O sistema financeiro desempenha papel central na alocação de recursos na economia, e a evidência empírica internacional aponta correlação positiva entre desenvolvimento financeiro e crescimento econômico. A presença de bancos públicos estabelece a ligação, produtora de distorções, entre o mundo político e as finanças.
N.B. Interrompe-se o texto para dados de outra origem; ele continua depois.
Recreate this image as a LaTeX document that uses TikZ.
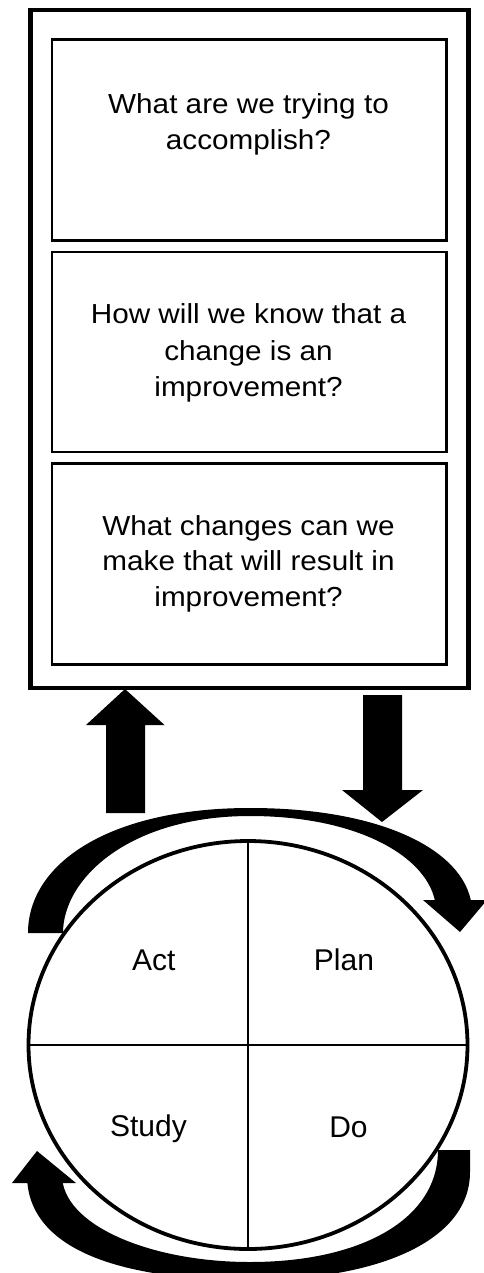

Esta deve ser quebrada se quisermos explorar o potencial do sistema financeiro como alavanca do desenvolvimento econômico.
Nossa sugestão é privatizar os grandes bancos estatais (BB e Caixa), fechar os regionais e reduzir o tamanho e o escopo das atividades do BNDES. É fundamental a devolução ao Tesouro do restante dos recursos repassados no período 2007/2015, R$ 400 bilhões, ao mesmo tempo em que o banco se restringiria ao financiamento de projetos com retorno social superior ao privado nas áreas já definidas em janeiro deste ano, com participação máxima de 50%.
Outras mudanças desejáveis são o fim do desastroso FI-FGTS e a oferta aos trabalhadores para, nos novos depósitos do FGTS, escolher entre continuar a receber TR mais 3% ao ano ou ter uma conta de investimento administrada por instituições financeiras privadas.
Finalmente, cabe perguntar sobre o que produz maiores retornos sociais: manter bilhões de reais alocados em atividades que podem ser desempenhadas de forma mais produtiva pela iniciativa privada ou em investimentos em educação, saúde e segurança pública?